Scottish officials to trial four-day working week

Pilot to assess "wellbeing, environmental, and productivity benefits" of shorter week will begin later this year
Photo: Kay Roxby/Alamy Stock Photo

Scottish civil servants could be among the first public sector workers to trial a four-day work week through a pilot programme beginning this year.

The Scottish Government will begin piloting the reduced-hours scheme in some public services by the end of the year, it revealed in the 2023-24 Programme for Government, which sets out plans for the upcoming year.

The pilot will aim “to assess the wellbeing, environmental, and productivity benefits the four-day working week could bring”, according to the PfG document, published yesterday.

The document was published following reports that first minister Humza Yousaf was planning to announce the four-day week trial for civil servants.

Sources indicated that the pilot will run for around a year and is likely to include arm’s-length bodies rather than ministerial departments. Some government enterprise agencies – which promote economic development in Scottish regions – are understood to be interested in taking part.

The trial comes two years after the 2021-22 PfG set out plans to support pilots of a four-day working week in the private sector. The scheme – which followed a manifesto promise by then-first minister Nicola Sturgeon ahead of the 2021 general election – committed £10m to a pilot scheme to support companies that signed up.

Last year’s Resource Spending Review said parts of the public sector would be invited to “participate” in the scheme.

A 2021 survey found 87% of Scottish Government officials backed the idea of piloting a cross-government four-day week, while 84% said they believed they could adapt their current work processes to shorter working hours.

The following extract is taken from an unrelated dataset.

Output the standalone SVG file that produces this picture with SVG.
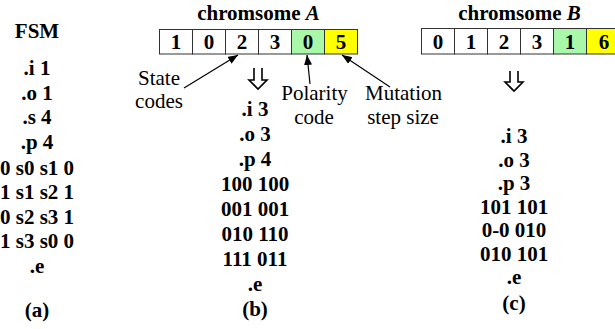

The trial will be part of a suite of public sector reform measures, which also include improving the efficacy and buying power of public procurement through “progressive procurement policy and practice” and reducing the public sector property footprint.

Procurement plans will aim to make public procurement more consistent; leverage collaborative buying power; and promote sustainability such as climate action, fair work, and community benefits through public supply chains.

The document said the little-publicised Single Scottish Estate programme would deliver a “more efficient approach to public sector property management” by reducing the size of the estate and moving towards net-zero targets.

Little detail has so far been published about the programme, but the Scottish Government's medium-term financial strategy in May said its aims were to “support publicly funded bodies to work across organisational boundaries to co-locate, share on-site services wherever possible, make best use of technology and changes in working practices to optimise the estate footprint and release surplus space”. It gave the example of public bodies using hybrid working to reduce the need for office space, which could then be sub-let to other organisations.

Other planned reforms set out in the PfG include delivering a framework for digital service transformation with a focus on end-to-end services. This will include work to catalogue public sector assets and continue to develop and rollout digital identity, payment and cloud services.

It also said the government would “focus on service delivery and leadership skills, continuing to work closely with public bodies on our public service reform programme”. The Scottish Government has said it wants to reduce public sector headcount and to keep paybill costs to 2022-23 levels. It has asked public bodies to submit plans for delivering reform by later this year, in order to inform the 2024-25 budget.

The PfG document said reforms would help to ensure the work of public services “remains affordable in 2024-25 and sustainable in future years, while improving outcomes, reducing inequalities, and preventing harm”.